The hardest question in trading isn't "what are the best parameters?" — it's "is this edge real?" Every trader has been burned by a backtest that looked great but failed live. AutoForge's validation toolkit — ablation tests, random baselines, stop sensitivity sweeps, MAE analysis — answers that question with evidence, not hope.
-
Robustness over optimization. The best parameter set matters less than whether a broad region of parameters works. If 97% of combinations are profitable, the edge is real.
-
Test against random. If random entries with the same mechanics make money, your signals are worthless.
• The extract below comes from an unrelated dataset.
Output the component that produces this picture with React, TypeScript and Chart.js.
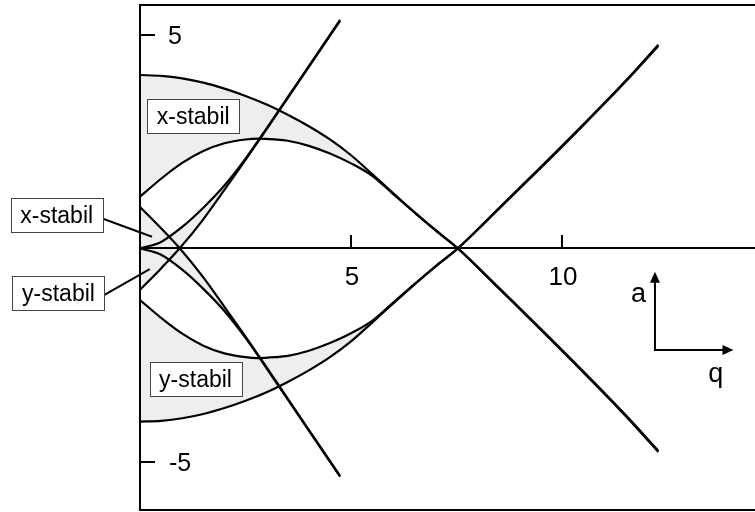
import { useEffect, useRef } from "react";
import { Chart, registerables } from "chart.js";

Chart.register(...registerables);

type Pt = [number, number];

// Characteristic curves of the Mathieu equation, points as [q, a].
// x direction
const b2Curve: Pt[] = [
  [0, 4.06], [0.5, 4.04], [1, 3.98], [1.5, 3.88], [2, 3.74], [2.5, 3.57], [3, 3.37],
  [3.5, 3.13], [4, 2.86], [4.5, 2.55], [5, 2.18], [5.5, 1.74], [6, 1.29], [6.5, 0.85],
  [7, 0.43], [7.53, 0], [8.5, -0.92], [9.5, -1.89], [10.5, -2.88], [11.5, -3.9], [12.28, -4.74],
];
const a1Curve: Pt[] = [
  [0, 1.21], [0.5, 1.63], [1, 2.0], [1.5, 2.28], [2, 2.46], [2.5, 2.55], [2.8, 2.57],
  [3.2, 2.55], [3.5, 2.52], [4, 2.4], [4.5, 2.22], [5, 1.99], [5.5, 1.7], [6, 1.27], [6.5, 0.84],
  [7, 0.42], [7.53, 0], [8.5, -0.94], [9.5, -1.91], [10.5, -2.9], [11.5, -3.92], [12.28, -4.77],
];
const b1Curve: Pt[] = [
  [0, 0.97], [0.5, 0.47], [0.94, 0], [1.5, -0.68], [2, -1.37], [2.5, -2.07],
  [3, -2.79], [3.5, -3.52], [4, -4.25], [4.74, -5.33],
];
const a0Curve: Pt[] = [
  [0, 0], [0.5, -0.15], [1, -0.5], [1.5, -0.95], [2, -1.47], [2.5, -2.1],
  [3, -2.81], [3.5, -3.54], [4, -4.27], [4.74, -5.35],
];
// y direction (a_y = -a_x)
const negA1Curve: Pt[] = [
  [0, -1.21], [0.5, -1.63], [1, -2.0], [1.5, -2.28], [2, -2.46], [2.5, -2.55], [2.8, -2.57],
  [3.2, -2.55], [3.5, -2.52], [4, -2.4], [4.5, -2.22], [5, -1.99], [5.5, -1.7], [6, -1.27], [6.5, -0.84],
  [7, -0.42], [7.53, 0], [8.5, 0.94], [9.5, 1.91], [10.5, 2.9], [11.5, 3.92], [12.28, 4.77],
];
const negB2Curve: Pt[] = [
  [0, -4.06], [0.5, -4.04], [1, -3.98], [1.5, -3.88], [2, -3.74], [2.5, -3.57], [3, -3.37],
  [3.5, -3.13], [4, -2.86], [4.5, -2.55], [5, -2.18], [5.5, -1.74], [6, -1.29], [6.5, -0.85],
  [7, -0.43], [7.53, 0], [8.5, 0.92], [9.5, 1.89], [10.5, 2.88], [11.5, 3.9], [12.28, 4.74],
];
const negA0Curve: Pt[] = [
  [0, 0], [0.5, 0.15], [1, 0.5], [1.5, 0.95], [2, 1.47], [2.5, 2.1],
  [3, 2.81], [3.5, 3.54], [4, 4.27], [4.74, 5.35],
];
const negB1Curve: Pt[] = [
  [0, -0.97], [0.5, -0.47], [0.94, 0], [1.5, 0.68], [2, 1.37], [2.5, 2.07],
  [3, 2.79], [3.5, 3.52], [4, 4.25], [4.74, 5.33],
];

const qTicks = [5, 10];
const aTicks = [5, -5];

// region captions inside the plot, centred at [q, a]
const regionLabels: { text: string; at: Pt }[] = [
  { text: "x-stabil", at: [1.26, 3.1] },
  { text: "y-stabil", at: [1.315, -3.056] },
];
// captions left of the plot with a leader line into the first stability zone
const calloutLabels: { text: string; at: Pt; from: Pt; to: Pt }[] = [
  { text: "x-stabil", at: [-1.974, 0.773], from: [-0.908, 0.703], to: [0.284, 0.272] },
  { text: "y-stabil", at: [-1.931, -1.035], from: [-0.853, -1.094], to: [0.23, -0.485] },
];

const SHADE = "#eeeeee";
const FONT = "'Liberation Sans', Arial, Helvetica, sans-serif";

const toXY = (pts: Pt[]) => pts.map(([q, a]) => ({ x: q, y: a }));

const overlay = {
  id: "overlay",
  afterDatasetsDraw(chart: any) {
    const { ctx, chartArea, scales } = chart;
    const { left, right, top, bottom } = chartArea;
    const xs = scales.x;
    const ys = scales.y;
    const px = (q: number) => xs.getPixelForValue(q);
    const py = (a: number) => ys.getPixelForValue(a);

    ctx.save();
    ctx.strokeStyle = "#000";
    ctx.fillStyle = "#000";
    ctx.lineWidth = 2;
    ctx.lineCap = "butt";

    // frame, open to the right
    ctx.beginPath();
    ctx.moveTo(right + 4, top);
    ctx.lineTo(left, top);
    ctx.lineTo(left, bottom);
    ctx.lineTo(right + 4, bottom);
    ctx.stroke();

    // q axis
    const y0 = Math.round(py(0));
    ctx.beginPath();
    ctx.moveTo(left, y0);
    ctx.lineTo(right + 4, y0);
    ctx.stroke();

    // q ticks
    ctx.textAlign = "center";
    ctx.textBaseline = "alphabetic";
    ctx.font = `26px ${FONT}`;
    qTicks.forEach((v) => {
      const x = Math.round(px(v));
      ctx.beginPath();
      ctx.moveTo(x, y0 - 13);
      ctx.lineTo(x, y0);
      ctx.stroke();
      ctx.fillText(String(v), x + 1, y0 + 37);
    });

    // a ticks
    ctx.font = `25px ${FONT}`;
    aTicks.forEach((v) => {
      const y = Math.round(py(v));
      ctx.beginPath();
      ctx.moveTo(left, y);
      ctx.lineTo(left + 15, y);
      ctx.stroke();
      ctx.textAlign = "center";
      ctx.fillText(v < 0 ? `-${Math.abs(v)}` : String(v), left + (v < 0 ? 40 : 35), y + 9);
    });

    // boxed captions
    const box = (text: string, cx: number, cy: number) => {
      const w = 92;
      const h = 34;
      const bx = Math.round(cx - w / 2) + 0.5;
      const by = Math.round(cy - h / 2) + 0.5;
      ctx.fillStyle = "#fff";
      ctx.fillRect(bx, by, w, h);
      ctx.lineWidth = 1;
      ctx.strokeStyle = "#444";
      ctx.strokeRect(bx, by, w, h);
      ctx.fillStyle = "#000";
      ctx.font = `23px ${FONT}`;
      ctx.textAlign = "center";
      ctx.textBaseline = "alphabetic";
      ctx.fillText(text, cx, cy + 8);
    };

    regionLabels.forEach((l) => box(l.text, px(l.at[0]), py(l.at[1])));

    calloutLabels.forEach((l) => {
      ctx.strokeStyle = "#000";
      ctx.lineWidth = 2;
      ctx.beginPath();
      ctx.moveTo(px(l.from[0]), py(l.from[1]));
      ctx.lineTo(px(l.to[0]), py(l.to[1]));
      ctx.stroke();
      box(l.text, px(l.at[0]), py(l.at[1]));
    });

    // a / q direction arrows
    const cxp = px(12.2);
    const cyp = py(-2.38);
    const tipY = py(-0.55);
    const tipX = px(14.06);
    ctx.strokeStyle = "#000";
    ctx.fillStyle = "#000";
    ctx.lineWidth = 2;
    ctx.beginPath();
    ctx.moveTo(cxp, tipY + 8);
    ctx.lineTo(cxp, cyp);
    ctx.lineTo(tipX - 8, cyp);
    ctx.stroke();
    ctx.beginPath();
    ctx.moveTo(cxp, tipY);
    ctx.lineTo(cxp - 5, tipY + 11);
    ctx.lineTo(cxp + 5, tipY + 11);
    ctx.closePath();
    ctx.fill();
    ctx.beginPath();
    ctx.moveTo(tipX, cyp);
    ctx.lineTo(tipX - 11, cyp - 5);
    ctx.lineTo(tipX - 11, cyp + 5);
    ctx.closePath();
    ctx.fill();

    ctx.font = `27px ${FONT}`;
    ctx.textAlign = "center";
    ctx.textBaseline = "alphabetic";
    ctx.fillText("a", px(11.81), py(-1.25));
    ctx.fillText("q", px(13.64), py(-3.12));

    ctx.restore();
  },
};

export default function App() {
  const canvasRef = useRef<HTMLCanvasElement | null>(null);

  useEffect(() => {
    const canvas = canvasRef.current;
    if (!canvas) return;

    const curve = (pts: Pt[], fill: any) => ({
      data: toXY(pts),
      borderColor: "#000",
      borderWidth: 2.2,
      backgroundColor: SHADE,
      pointRadius: 0,
      cubicInterpolationMode: "monotone" as const,
      fill,
    });

    const chart = new Chart(canvas, {
      type: "line",
      data: {
        datasets: [
          curve(b2Curve, "+1"),
          curve(a1Curve, false),
          curve(b1Curve, "+1"),
          curve(a0Curve, false),
          curve(negA1Curve, "+1"),
          curve(negB2Curve, false),
          curve(negA0Curve, "+1"),
          curve(negB1Curve, false),
        ],
      },
      options: {
        animation: false,
        responsive: false,
        devicePixelRatio: 1,
        layout: { padding: { left: 140, top: 5, right: 0, bottom: 2 } },
        scales: {
          x: { type: "linear", min: 0, max: 14.57, display: false },
          y: { type: "linear", min: -6.13, max: 5.7, display: false },
        },
        plugins: {
          legend: { display: false },
          tooltip: { enabled: false },
          filler: { drawTime: "beforeDatasetsDraw" },
        },
      },
      plugins: [overlay],
    });

    return () => chart.destroy();
  }, []);

  return (
    <div style={{ position: "fixed", left: 0, top: 0, width: 755, height: 512, background: "#fff", overflow: "hidden" }}>
      <canvas ref={canvasRef} width={755} height={512} style={{ display: "block" }} />
    </div>
  );
}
They didn't here — the signals matter.
-
Removing filters can improve performance. The trend filter hurt because it contradicted the strategy's thesis. Not every filter makes things better.
-
The natural target beats arbitrary ones. For mean reversion, the mean is the right exit. Don't overthink it.
-
Uncorrelated strategies are gold. Near-zero correlation means combining strategies reduces drawdown without sacrificing returns. AutoForge can test this systematically.
AutoForge doesn't just find strategies. It tells you whether to trust them.